## Task requirements
Repeat every line exactly, keeping the pictures out of the copy.

## Data excerpt
· · ·

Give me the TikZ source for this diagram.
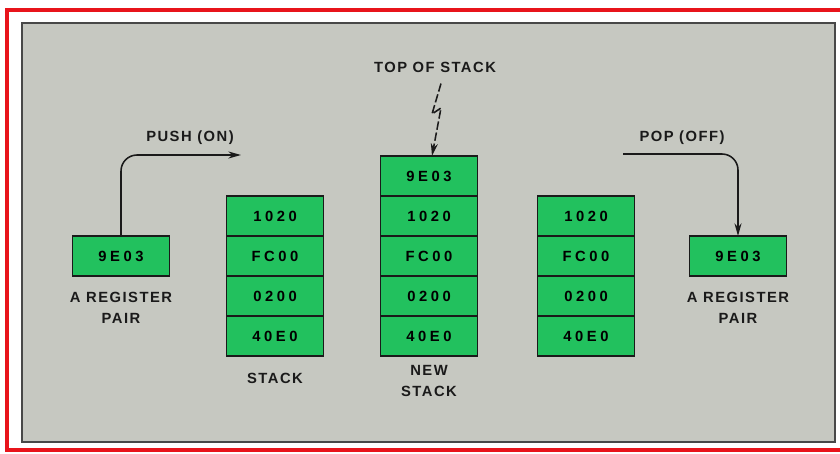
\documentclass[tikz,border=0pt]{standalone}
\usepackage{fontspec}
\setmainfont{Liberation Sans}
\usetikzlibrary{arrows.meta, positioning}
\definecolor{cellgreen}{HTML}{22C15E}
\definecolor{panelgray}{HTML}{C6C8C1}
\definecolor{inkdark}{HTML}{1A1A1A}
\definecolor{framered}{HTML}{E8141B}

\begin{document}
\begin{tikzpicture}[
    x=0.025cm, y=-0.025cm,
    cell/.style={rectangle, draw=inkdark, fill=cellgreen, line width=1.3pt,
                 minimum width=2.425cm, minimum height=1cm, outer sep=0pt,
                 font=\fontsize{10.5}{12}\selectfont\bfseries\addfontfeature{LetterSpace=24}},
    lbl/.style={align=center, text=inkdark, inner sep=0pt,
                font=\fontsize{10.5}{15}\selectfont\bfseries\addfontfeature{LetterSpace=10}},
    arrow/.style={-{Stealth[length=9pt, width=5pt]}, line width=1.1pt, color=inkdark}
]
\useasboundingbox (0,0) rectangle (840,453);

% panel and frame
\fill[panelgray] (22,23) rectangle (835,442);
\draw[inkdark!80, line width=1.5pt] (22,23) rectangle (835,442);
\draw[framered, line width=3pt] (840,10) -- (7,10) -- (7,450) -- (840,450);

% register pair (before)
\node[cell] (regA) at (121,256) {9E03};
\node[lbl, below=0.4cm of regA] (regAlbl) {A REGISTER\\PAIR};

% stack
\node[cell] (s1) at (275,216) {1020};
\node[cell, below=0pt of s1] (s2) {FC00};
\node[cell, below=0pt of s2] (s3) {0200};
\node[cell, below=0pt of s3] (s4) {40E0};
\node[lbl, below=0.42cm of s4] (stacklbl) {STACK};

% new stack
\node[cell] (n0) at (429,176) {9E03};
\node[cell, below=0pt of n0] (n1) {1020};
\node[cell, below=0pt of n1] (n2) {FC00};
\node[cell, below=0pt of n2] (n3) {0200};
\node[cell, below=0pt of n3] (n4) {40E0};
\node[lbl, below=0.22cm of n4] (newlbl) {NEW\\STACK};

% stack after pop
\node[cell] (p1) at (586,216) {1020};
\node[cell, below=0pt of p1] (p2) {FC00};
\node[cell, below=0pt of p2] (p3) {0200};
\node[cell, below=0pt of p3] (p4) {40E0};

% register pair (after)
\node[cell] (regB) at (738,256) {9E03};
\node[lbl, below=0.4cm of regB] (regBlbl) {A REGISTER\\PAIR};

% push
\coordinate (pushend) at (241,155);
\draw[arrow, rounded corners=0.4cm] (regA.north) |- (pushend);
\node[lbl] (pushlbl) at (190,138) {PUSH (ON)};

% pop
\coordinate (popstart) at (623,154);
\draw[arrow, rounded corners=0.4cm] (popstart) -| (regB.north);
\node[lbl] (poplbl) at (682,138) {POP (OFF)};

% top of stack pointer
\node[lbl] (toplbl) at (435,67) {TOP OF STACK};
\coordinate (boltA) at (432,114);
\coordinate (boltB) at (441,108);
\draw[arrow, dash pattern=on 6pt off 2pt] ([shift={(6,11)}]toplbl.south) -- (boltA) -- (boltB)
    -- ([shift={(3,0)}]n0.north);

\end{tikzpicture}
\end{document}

· · ·

## Answer below
Give me the TikZ source for this diagram.
\documentclass[tikz,border=0pt]{standalone}
\usepackage{fontspec}
\setmainfont{Liberation Sans}
\usetikzlibrary{arrows.meta, positioning}
\definecolor{cellgreen}{HTML}{22C15E}
\definecolor{panelgray}{HTML}{C6C8C1}
\definecolor{inkdark}{HTML}{1A1A1A}
\definecolor{framered}{HTML}{E8141B}

\begin{document}
\begin{tikzpicture}[
    x=0.025cm, y=-0.025cm,
    cell/.style={rectangle, draw=inkdark, fill=cellgreen, line width=1.3pt,
                 minimum width=2.425cm, minimum height=1cm, outer sep=0pt,
                 font=\fontsize{10.5}{12}\selectfont\bfseries\addfontfeature{LetterSpace=24}},
    lbl/.style={align=center, text=inkdark, inner sep=0pt,
                font=\fontsize{10.5}{15}\selectfont\bfseries\addfontfeature{LetterSpace=10}},
    arrow/.style={-{Stealth[length=9pt, width=5pt]}, line width=1.1pt, color=inkdark}
]
\useasboundingbox (0,0) rectangle (840,453);

% panel and frame
\fill[panelgray] (22,23) rectangle (835,442);
\draw[inkdark!80, line width=1.5pt] (22,23) rectangle (835,442);
\draw[framered, line width=3pt] (840,10) -- (7,10) -- (7,450) -- (840,450);

% register pair (before)
\node[cell] (regA) at (121,256) {9E03};
\node[lbl, below=0.4cm of regA] (regAlbl) {A REGISTER\\PAIR};

% stack
\node[cell] (s1) at (275,216) {1020};
\node[cell, below=0pt of s1] (s2) {FC00};
\node[cell, below=0pt of s2] (s3) {0200};
\node[cell, below=0pt of s3] (s4) {40E0};
\node[lbl, below=0.42cm of s4] (stacklbl) {STACK};

% new stack
\node[cell] (n0) at (429,176) {9E03};
\node[cell, below=0pt of n0] (n1) {1020};
\node[cell, below=0pt of n1] (n2) {FC00};
\node[cell, below=0pt of n2] (n3) {0200};
\node[cell, below=0pt of n3] (n4) {40E0};
\node[lbl, below=0.22cm of n4] (newlbl) {NEW\\STACK};

% stack after pop
\node[cell] (p1) at (586,216) {1020};
\node[cell, below=0pt of p1] (p2) {FC00};
\node[cell, below=0pt of p2] (p3) {0200};
\node[cell, below=0pt of p3] (p4) {40E0};

% register pair (after)
\node[cell] (regB) at (738,256) {9E03};
\node[lbl, below=0.4cm of regB] (regBlbl) {A REGISTER\\PAIR};

% push
\coordinate (pushend) at (241,155);
\draw[arrow, rounded corners=0.4cm] (regA.north) |- (pushend);
\node[lbl] (pushlbl) at (190,138) {PUSH (ON)};

% pop
\coordinate (popstart) at (623,154);
\draw[arrow, rounded corners=0.4cm] (popstart) -| (regB.north);
\node[lbl] (poplbl) at (682,138) {POP (OFF)};

% top of stack pointer
\node[lbl] (toplbl) at (435,67) {TOP OF STACK};
\coordinate (boltA) at (432,114);
\coordinate (boltB) at (441,108);
\draw[arrow, dash pattern=on 6pt off 2pt] ([shift={(6,11)}]toplbl.south) -- (boltA) -- (boltB)
    -- ([shift={(3,0)}]n0.north);

\end{tikzpicture}
\end{document}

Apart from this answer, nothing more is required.